■ Short exercise:
In the lines below, output everything from the first line through the line containing "label_texts = ['April" exactly as it is. Pictures are not part of the output.

■ Data excerpt:

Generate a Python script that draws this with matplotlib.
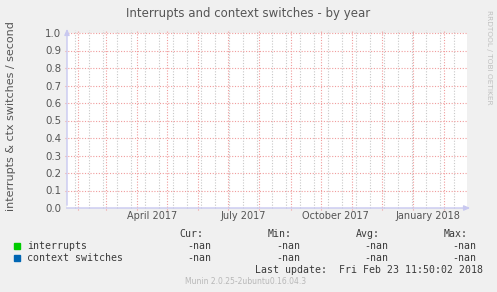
import numpy as np
import pandas as pd
import matplotlib
matplotlib.use('Agg')
import matplotlib.dates as mdates
from matplotlib import pyplot as plt

# --- data ---
series_names = ['interrupts', 'context switches']
series_colors = ['#00cc00', '#0066b3']
dates = pd.date_range('2017-01-21', '2018-02-24', freq='D')
interrupts = np.full(len(dates), np.nan)
ctx_switches = np.full(len(dates), np.nan)
cur_vals = ['-nan', '-nan']
min_vals = ['-nan', '-nan']
avg_vals = ['-nan', '-nan']
max_vals = ['-nan', '-nan']
y_ticks = [0.0, 0.1, 0.2, 0.3, 0.4, 0.5, 0.6, 0.7, 0.8, 0.9, 1.0]
label_dates = ['2017-04-16', '2017-07-16', '2017-10-16', '2018-01-16']
label_texts = ['April 2017', 'July 2017', 'October 2017', 'January 2018']

title = 'Interrupts and context switches - by year'
ylabel = 'interrupts & ctx switches / second'
last_update = 'Last update:  Fri Feb 23 11:50:02 2018'
munin_ver = 'Munin 2.0.25-2ubuntu0.16.04.3'

W, H = 497, 292
BG = '#f0f0f0'
RED = '#f09c9c'
GRAY = '#c8c8c8'
AXC = '#c8c8f0'
TXT = '#555555'

fig = plt.figure(figsize=(W / 100, H / 100), dpi=100, facecolor=BG)
x0, x1, ytop, ybot = 67, 467, 33, 208
ax = fig.add_axes([x0 / W, 1 - ybot / H, (x1 - x0) / W, (ybot - ytop) / H])
ax.set_facecolor('white')

ax.plot(dates, interrupts, color=series_colors[0])
ax.plot(dates, ctx_switches, color=series_colors[1])
ax.set_xlim(dates[0], dates[-1])
ax.set_ylim(0, 1.0)

for s in ax.spines.values():
    s.set_visible(False)

# grid: gray every two weeks, red every month, red every 0.1
minor = pd.date_range('2017-01-29', '2018-02-24', freq='14D')
for d in minor:
    ax.axvline(d, ymin=0, ymax=1.02, color=GRAY, lw=0.8, ls=(0, (1, 1.5)), clip_on=False, zorder=1)
for v in y_ticks[1:]:
    ax.axhline(v, xmin=-0.005, xmax=1.0, color=RED, lw=0.8, ls=(0, (1, 1.5)), clip_on=False, zorder=2)
for d in pd.date_range('2017-02-01', '2018-02-01', freq='MS'):
    ax.axvline(d, ymin=-0.012, ymax=1.02, color=RED, lw=0.8, ls=(0, (1, 1.5)), clip_on=False, zorder=2)

ax.set_xticks([])
ax.set_yticks(y_ticks)
ax.set_yticklabels(['%.1f' % v for v in y_ticks], fontsize=7.4, color=TXT)
ax.tick_params(axis='y', length=0, pad=4)

for d, t in zip(label_dates, label_texts):
    ax.text(mdates.date2num(pd.Timestamp(d)), -0.018, t, ha='center', va='top',
            fontsize=7, color=TXT, transform=ax.get_xaxis_transform())

# axis lines with arrows
ax.annotate('', xy=(0, 1.04), xytext=(0, 0), xycoords='axes fraction',
            arrowprops=dict(arrowstyle='-|>,head_width=0.15,head_length=0.35', color=AXC, lw=1),
            annotation_clip=False)
ax.annotate('', xy=(1.015, 0), xytext=(-0.008, 0), xycoords='axes fraction',
            arrowprops=dict(arrowstyle='-|>,head_width=0.15,head_length=0.35', color=AXC, lw=1),
            annotation_clip=False)

fig.text(248 / W, 1 - 13 / H, title, ha='center', va='center', fontsize=8.5, color=TXT)
fig.text(11 / W, 1 - 116 / H, ylabel, rotation=90, ha='center', va='center', fontsize=8, color=TXT)
fig.text(489 / W, 1 - 57 / H, 'RRDTOOL / TOBI OETIKER', rotation=270, ha='center', va='center',
         fontsize=5.3, color='#c0c0c0')

# legend block in monospace
mono = dict(family='DejaVu Sans Mono', fontsize=7.1, color='#3a3a3a', va='center')
col_x = [203, 292, 380, 468]
for cx, hdr in zip(col_x, ['Cur:', 'Min:', 'Avg:', 'Max:']):
    fig.text(cx / W, 1 - 234 / H, hdr, ha='right', **mono)
for i, name in enumerate(series_names):
    yy = 1 - (246 + 12 * i) / H
    fig.patches.append(plt.Rectangle((14 / W, yy - 3 / H), 6 / W, 6 / H, color=series_colors[i],
                                     transform=fig.transFigure, figure=fig))
    fig.text(27 / W, yy, name, ha='left', **mono)
    for cx, vals in zip(col_x, [cur_vals, min_vals, avg_vals, max_vals]):
        fig.text((cx + 8) / W, yy, vals[i], ha='right', **mono)
fig.text(483 / W, 1 - 270 / H, last_update, ha='right', **mono)
fig.text(185 / W, 1 - 281 / H, munin_ver, ha='left', va='center', fontsize=5.5, color='#b8b8b8')

fig.savefig('out.png', dpi=100, facecolor=BG)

■ Exercise solution:
Generate a Python script that draws this with matplotlib.
import numpy as np
import pandas as pd
import matplotlib
matplotlib.use('Agg')
import matplotlib.dates as mdates
from matplotlib import pyplot as plt

# --- data ---
series_names = ['interrupts', 'context switches']
series_colors = ['#00cc00', '#0066b3']
dates = pd.date_range('2017-01-21', '2018-02-24', freq='D')
interrupts = np.full(len(dates), np.nan)
ctx_switches = np.full(len(dates), np.nan)
cur_vals = ['-nan', '-nan']
min_vals = ['-nan', '-nan']
avg_vals = ['-nan', '-nan']
max_vals = ['-nan', '-nan']
y_ticks = [0.0, 0.1, 0.2, 0.3, 0.4, 0.5, 0.6, 0.7, 0.8, 0.9, 1.0]
label_dates = ['2017-04-16', '2017-07-16', '2017-10-16', '2018-01-16']
label_texts = ['April 2017', 'July 2017', 'October 2017', 'January 2018']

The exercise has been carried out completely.